Je suis circonspect par rapport aux médias en Espagne, surtout les médias télévisés. Je pense que, n’ayant pas de financement public, la télévision est très dépendante de la publicité, ce qui fait qu’il y a une nécessité d’attirer le public. Malheureusement, que ce soit en France ou en Espagne, cela se fait toujours par le sensationnel, et non pas par le traitement de fond.
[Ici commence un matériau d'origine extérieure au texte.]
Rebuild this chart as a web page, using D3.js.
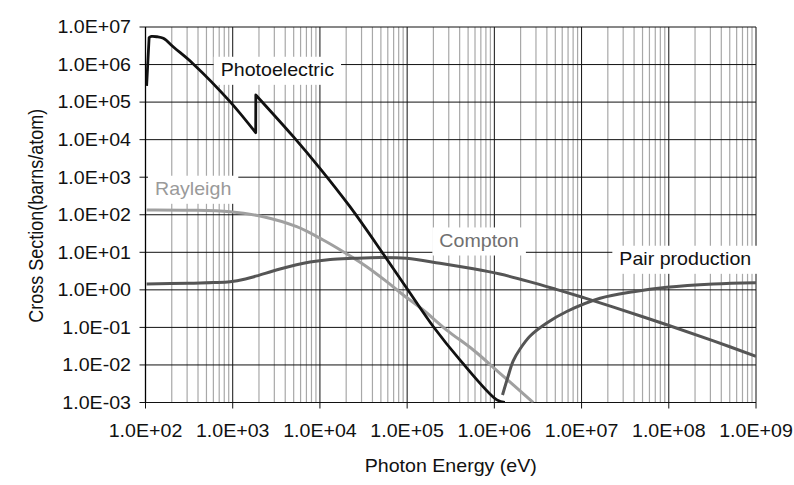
<!DOCTYPE html>
<html>
<head>
<meta charset="utf-8">
<script src="https://cdn.jsdelivr.net/npm/d3@7/dist/d3.min.js"></script>
<style>
  html, body { margin: 0; padding: 0; background: #fff; }
  svg { display: block; font-family: 'Liberation Sans', Arial, sans-serif; }
</style>
</head>
<body>
<div id="chart"></div>
<script>
// tick values and labels
const xTicks = [1e2, 1e3, 1e4, 1e5, 1e6, 1e7, 1e8, 1e9];
const xTickLabels = ['1.0E+02', '1.0E+03', '1.0E+04', '1.0E+05', '1.0E+06', '1.0E+07', '1.0E+08', '1.0E+09'];
const yTicks = [1e-3, 1e-2, 1e-1, 1e0, 1e1, 1e2, 1e3, 1e4, 1e5, 1e6, 1e7];
const yTickLabels = ['1.0E-03', '1.0E-02', '1.0E-01', '1.0E+00', '1.0E+01', '1.0E+02', '1.0E+03', '1.0E+04', '1.0E+05', '1.0E+06', '1.0E+07'];

// series (energy in eV, cross section in barns/atom)
const photoEnergy = [103, 110, 117, 135, 160, 214, 353, 931, 1835, 1840, 4955, 1.0e4, 2.21e4, 5.33e4, 9.9e4, 2.0e5, 4.05e5, 1.07e6, 1.32e6];
const photoSigma  = [2.7e5, 5.2e6, 5.6e6, 5.5e6, 5.0e6, 2.8e6, 1.04e6, 1.03e5, 1.53e4, 1.55e5, 1.2e4, 1726, 164, 9.0, 1.1, 0.104, 0.0135, 1.17e-3, 1.0e-3];
// absorption edges (index of the point just before each jump)
const photoEdges = [0, 8];

const rayEnergy = [103, 316, 931, 2244, 5420, 1.09e4, 1.85e4, 3.44e4, 5.83e4, 9.04e4, 1.53e5, 2.84e5, 5.74e5, 1.16e6, 2.8e6];
const raySigma  = [134, 132, 120, 88.7, 48.1, 21.3, 10.4, 4.13, 1.65, 0.73, 0.29, 0.085, 0.025, 6.0e-3, 9.9e-4];

const comptonEnergy = [103, 316, 600, 931, 1400, 1884, 3483, 7691, 1.31e4, 2.42e4, 4.89e4, 9.9e4, 2.38e5, 5.74e5, 1.16e6, 2.51e6, 5.01e6, 1.0e7, 2.32e7, 9.48e7, 3.25e8, 1.0e9];
const comptonSigma  = [1.43, 1.50, 1.56, 1.65, 1.95, 2.35, 3.6, 5.5, 6.45, 6.92, 7.26, 6.92, 5.09, 3.63, 2.63, 1.66, 1.047, 0.646, 0.347, 0.1175, 0.0437, 0.0170];

const pairEnergy = [1.24e6, 1.43e6, 1.64e6, 1.97e6, 2.57e6, 3.99e6, 6.76e6, 1.63e7, 3.93e7, 9.48e7, 3.24e8, 1.0e9];
const pairSigma  = [1.58e-3, 4.77e-3, 0.0127, 0.0266, 0.059, 0.131, 0.265, 0.596, 0.893, 1.17, 1.43, 1.55];

const width = 794, height = 485;
const margin = {left: 145.5, right: 38, top: 27, bottom: 82.5};
const textScale = 1.09;

const svg = d3.select('#chart').append('svg')
    .attr('width', width)
    .attr('height', height);

svg.append('rect').attr('width', width).attr('height', height).attr('fill', '#fff');

const x = d3.scaleLog().domain([1e2, 1e9]).range([margin.left, width - margin.right]);
const y = d3.scaleLog().domain([1e-3, 1e7]).range([height - margin.bottom, margin.top]);

const [x0, x1] = x.range();
const [y0, y1] = y.range();

svg.append('defs').append('clipPath').attr('id', 'plot-clip')
    .append('rect')
    .attr('x', x0).attr('y', y1)
    .attr('width', x1 - x0).attr('height', y0 - y1);

// minor vertical grid
const minorX = [];
for (let d = 2; d < 9; d++) {
    for (let m = 2; m <= 9; m++) minorX.push(m * Math.pow(10, d));
}
svg.append('g').selectAll('line')
    .data(minorX)
    .enter().append('line')
    .attr('x1', d => x(d)).attr('x2', d => x(d))
    .attr('y1', y1).attr('y2', y0)
    .attr('stroke', '#a8a8a8')
    .attr('stroke-width', 1.2);

// major vertical grid + x ticks
svg.append('g').selectAll('line')
    .data(xTicks)
    .enter().append('line')
    .attr('x1', d => x(d)).attr('x2', d => x(d))
    .attr('y1', y1).attr('y2', y0 + 6)
    .attr('stroke', '#111')
    .attr('stroke-width', 1);

// major horizontal grid + y ticks
svg.append('g').selectAll('line')
    .data(yTicks)
    .enter().append('line')
    .attr('x1', x0 - 6).attr('x2', x1)
    .attr('y1', d => y(d)).attr('y2', d => y(d))
    .attr('stroke', '#111')
    .attr('stroke-width', 1);

// y axis line
svg.append('line')
    .attr('x1', x0).attr('x2', x0)
    .attr('y1', y1).attr('y2', y0)
    .attr('stroke', '#000')
    .attr('stroke-width', 1.3);

// tick labels
svg.append('g').selectAll('text')
    .data(xTicks)
    .enter().append('text')
    .attr('transform', d => `translate(${x(d)},${y0 + 34.5}) scale(${textScale},1)`)
    .attr('text-anchor', 'middle')
    .attr('font-size', 18)
    .attr('fill', '#111')
    .text((d, i) => xTickLabels[i]);

svg.append('g').selectAll('text')
    .data(yTicks)
    .enter().append('text')
    .attr('transform', d => `translate(${x0 - 14.5},${y(d) + 6.3}) scale(${textScale},1)`)
    .attr('text-anchor', 'end')
    .attr('font-size', 18)
    .attr('fill', '#111')
    .text((d, i) => yTickLabels[i]);

// axis titles
svg.append('text')
    .attr('transform', `translate(${(x0 + x1) / 2},${471.5}) scale(${textScale},1)`)
    .attr('text-anchor', 'middle')
    .attr('font-size', 18)
    .attr('fill', '#111')
    .text('Photon Energy (eV)');

svg.append('text')
    .attr('transform', `translate(43,${(y0 + y1) / 2 + 1}) rotate(-90) scale(1,${textScale})`)
    .attr('text-anchor', 'middle')
    .attr('font-size', 18)
    .attr('fill', '#111')
    .text('Cross Section(barns/atom)');

// series labels with white boxes
const labels = [
    {text: 'Photoelectric', e: 728, s: 4.95e5, color: '#111'},
    {text: 'Rayleigh', e: 128.5, s: 336, color: '#9a9a9a'},
    {text: 'Compton', e: 2.34e5, s: 14.1, color: '#707070'},
    {text: 'Pair production', e: 2.71e7, s: 4.59, color: '#111'}
];

labels.forEach(l => {
    const g = svg.append('g')
        .attr('transform', `translate(${x(l.e)},${y(l.s)}) scale(${textScale},1)`);
    const bg = g.append('rect').attr('fill', '#fff');
    const t = g.append('text')
        .attr('font-size', 18)
        .attr('fill', l.color)
        .text(l.text);
    const bb = t.node().getBBox();
    const px = 7 / textScale;
    bg.attr('x', bb.x - px)
        .attr('y', bb.y - 3)
        .attr('width', bb.width + 2 * px)
        .attr('height', bb.height + 8);
});

// curves
const smooth = d3.line()
    .x(p => x(p[0]))
    .y(p => y(p[1]))
    .curve(d3.curveCatmullRom.alpha(0.5));

const zip = (e, s) => e.map((v, i) => [v, s[i]]);

// photoelectric: smooth between edges, straight jump across each edge
function photoPath() {
    const pts = zip(photoEnergy, photoSigma);
    const cuts = [0];
    photoEdges.forEach(i => { cuts.push(i, i + 1); });
    cuts.push(pts.length - 1);
    let d = '';
    for (let k = 0; k < cuts.length - 1; k++) {
        const seg = pts.slice(cuts[k], cuts[k + 1] + 1);
        if (seg.length < 2) continue;
        const part = smooth(seg);
        d += d ? 'L' + part.slice(1) : part;
    }
    return d;
}

const series = [
    {d: smooth(zip(rayEnergy, raySigma)), color: '#a0a0a0', w: 3},
    {d: smooth(zip(comptonEnergy, comptonSigma)), color: '#555', w: 3},
    {d: smooth(zip(pairEnergy, pairSigma)), color: '#555', w: 3},
    {d: photoPath(), color: '#111', w: 2.8}
];

svg.append('g')
    .attr('clip-path', 'url(#plot-clip)')
    .selectAll('path')
    .data(series)
    .enter().append('path')
    .attr('d', d => d.d)
    .attr('fill', 'none')
    .attr('stroke', d => d.color)
    .attr('stroke-width', d => d.w)
    .attr('stroke-linejoin', 'round');
</script>
</body>
</html>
Je suis même surpris des reportages, actuellement, qui déferlent à travers différentes chaînes : bien que des experts soient interrogés, l’on retrouve le point commun méthodologique de l’entretien avec telle ou telle personne ayant perdu un proche ou ayant été touchée par l’événement. Finalement, sans un changement radical de leur mode de financement, je ne vois pas quel progrès pourrait être fait de la part des médias espagnols dans cette sensibilisation au risque climatique. Les émissions de fond, auparavant plus répandues à l’écran, se trouvent une place moindre aujourd’hui, où la télévision ne joue plus un rôle informationnel mais désormais sensationnel. Il est difficile aujourd’hui de déceler le vrai du faux et inversement, notamment avec les réseaux sociaux qui viennent altérer notre mode de pensée, des individus se proclamant experts alors qu’ils ne le sont pas et essayant d’imposer leurs propres opinions aux autres.
Que ce soit en Espagne ou en France, je suis finalement très sceptique sur le rôle positif des médias, que ce soit la télévision, la presse écrite (qui devient de moins en moins documentée) ou les réseaux sociaux, ces derniers très propices à la désinformation.
En tant que Conseiller des Français de l’étranger pour la circonscription de Madrid, est-ce que vous savez comment la communauté française en Espagne, dans son intégralité, perçoit cette catastrophe naturelle ?
Ici, nous sommes dans la réaction humaine, dans l’émotion : il n’y a en cela aucune différence entre les Espagnols et les Français. Que ce soit argent, vêtements ou nourriture, les uns comme les autres donnent à des institutions pour aider leurs voisins. Pourtant, dans la durée, je pense que cet événement va et devrait accroître, chez les Français ou chez les expatriés en Espagne, la conscience du risque que certains territoires espagnols représentent. Outre le fait que ce soit un pays extraordinairement agréable de par sa culture, son climat et l’amabilité des populations, il peut aussi être dangereux à l’époque du réchauffement climatique. En effet, c’est un pays très exposé aux dépressions atlantiques et méditerranéennes. Étant installé en Espagne depuis sept ans, c’est la deuxième fois que l’on assiste à des événements amenant à des morts, celui-ci particulièrement surdimensionné. En 2019, la province d’Alicante a connu des morts après un événement de ce même type.
Ainsi, le conseil que je donnerais particulièrement aux Français, est d’être très attentif en acquérant un bien, en en louant sur un territoire ; il faudrait veiller à évaluer sa vulnérabilité par rapport aux risques d’inondation, en se référant au propriétaire, au voisinage, aux plans des différentes inondations tenus par les confédérations hydrographiques. Il me paraît donc fondamental d’avoir des maisons à étages ou dotées d’une zone de refuge : parmi les morts du 29 octobre, beaucoup se retrouvaient dans leurs maisons sans abri, menacés par l’eau qui était montée à pratiquement quatre mètres.
Avez-vous autre chose à ajouter ?
Oui : je souhaite qu’il y ait une prise de conscience en Europe et, de manière générale, dans le monde, sur le dérèglement climatique, où l’on assiste à la multiplication de phénomènes connus mais fortement augmentés dans leur puissance, dans leur violence. Il faut que l’on s’adapte à une planète qui va inévitablement changer, avec une température globale à la hausse. Il ne faut pas oublier : la prévention du risque, c’est avant tout la mémoire de tous les événements, de toutes les catastrophes passées. Ne pas oublier pour mieux se préserver : ceci est une malheureuse obligation face à des événements qui, finalement, se reproduiront de manière de plus en plus violente et mortelle.